With high enough mass, the electrons in the degenerate matter are so energetic, that they can combine with protons to create neutrons, and the result is a neutron star, where the pressure is provided by Pauli's exclusion principle acting on neutrons. The neutron star is much smaller, as there are no more energetic electrons filling the space between the nuclei and keeping them farther apart. The electron degenerancy pressure dissapears.
If the mass is high enough, the collapse isn't stopped by neutron degenerancy pressure, and the star collapses further, the surface gravity becoming high enough to prevent light from escaping, and we have a black hole.

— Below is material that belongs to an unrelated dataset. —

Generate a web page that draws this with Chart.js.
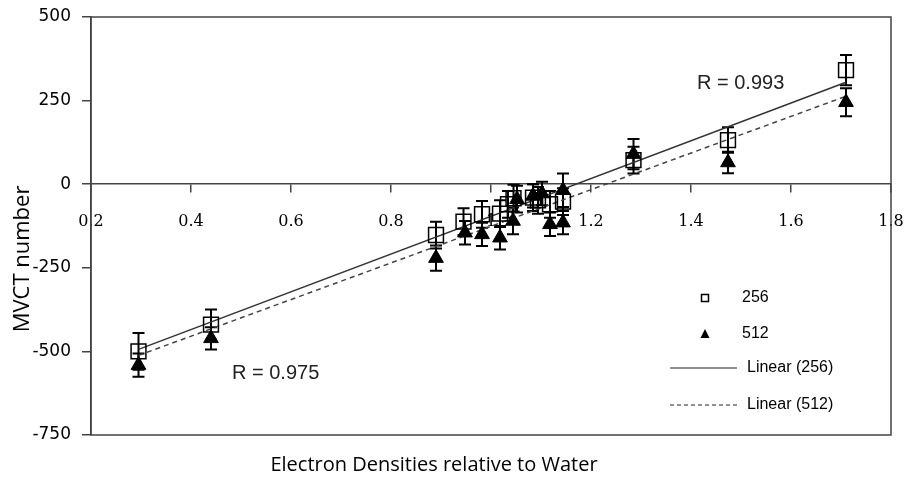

The point is, once the consecutively appearing "pressures" are overcame, these stop acting any further. Once the last line of defence is broken, there is no more resistance preventing the collapse towards a singularity.
The density of a singularity is infinite, but there is no infinite, or any pressure at all.

I don't know much about physics, but with enough resources I should be able to math it out... I also happen to have a book about the physics of black holes that I've been ignoring for the past two years.  Can you tell me what, precisely, the questions you're trying to answer are?

I don't even know myself. It was about understanding how does a naked singularity appears.